Here was such faith in God that he could not commit what he felt would be a crime against God’s representative. True, this is not the highest ethics, for the pure soul cannot take life, even as stated in the Ten Commandments of Moses, because it is a Law of God, and there is no hate or thought of vengeance in the pure soul, regardless of who the person might be who injures or transgresses. Yet this faith in God acted with great power in David for, relegating punishment to the Father, David was able to remove hatred and vengeance from himself, and enabled him to keep God’s Law: “Thou shalt not kill.” So that David’s lament for Saul was not one of exultation in an enemy’s defeat, nor did he make any reference to Saul’s enmity and jealousy; only sorrow that the leader of Israel had perished before his foes.
Neither did David cause the death of the supposed bearer of the evil tidings at Mt. Gilboa, as found in the first sixteen lines of Second Samuel, as this is an insertion of a later writer and had no foundation in truth, being merely an amplification of the subject of David’s aversion to anyone’s killing the Lord’s anointed. Rather, David’s thoughts were with Jonathan’s son, Meribaal, called Mephibosheth, who was crippled on both feet, and David’s kindness to him is recorded in the Scriptures.

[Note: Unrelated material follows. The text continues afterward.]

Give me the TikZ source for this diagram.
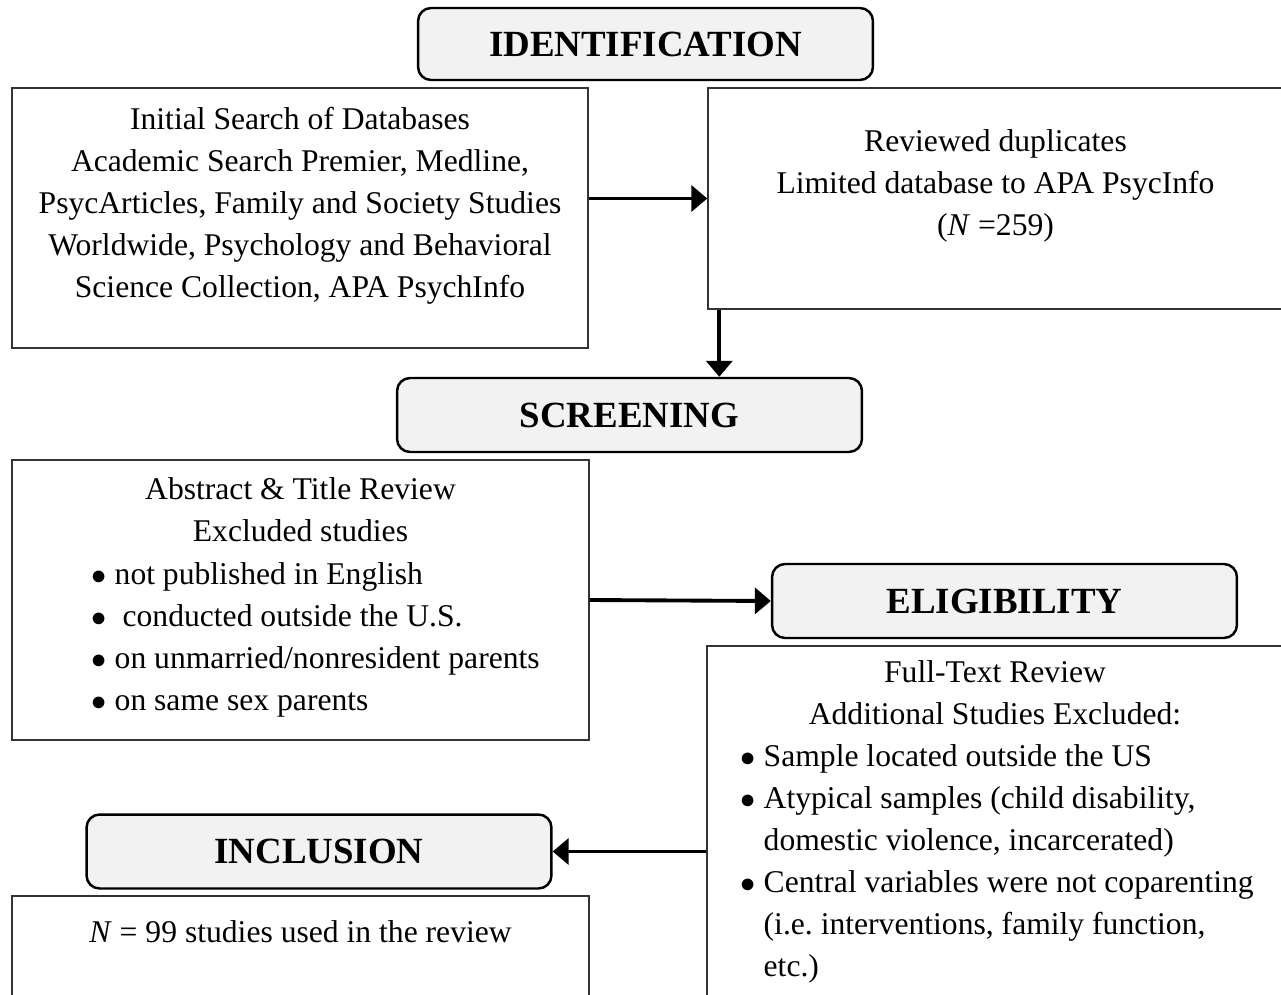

And David said: “Is there yet any that is left of the house of Saul, that I may show him kindness for Jonathan’s sake? … that I may show the kindness of God unto him?” (2 Samuel 9: 1 - 3) “And Meribaal, called Mephibosheth, the son of Jonathan, came unto David and fell at his feet.” And David said: “Mephibosheth.” And he answered: “Behold thy servant.” And David said unto him: “Fear not, for I will surely show thee kindness for Jonathan thy father’s sake, and will restore thee all the land of Saul thy father; and thou shalt eat bread at my table continually.” (2 Samuel 9: 6 - 7) And David did, eventually, restore to Jonathan’s son all that belonged to the house of Saul. I shall continue to tell about David’s kindness of heart in my next sermon.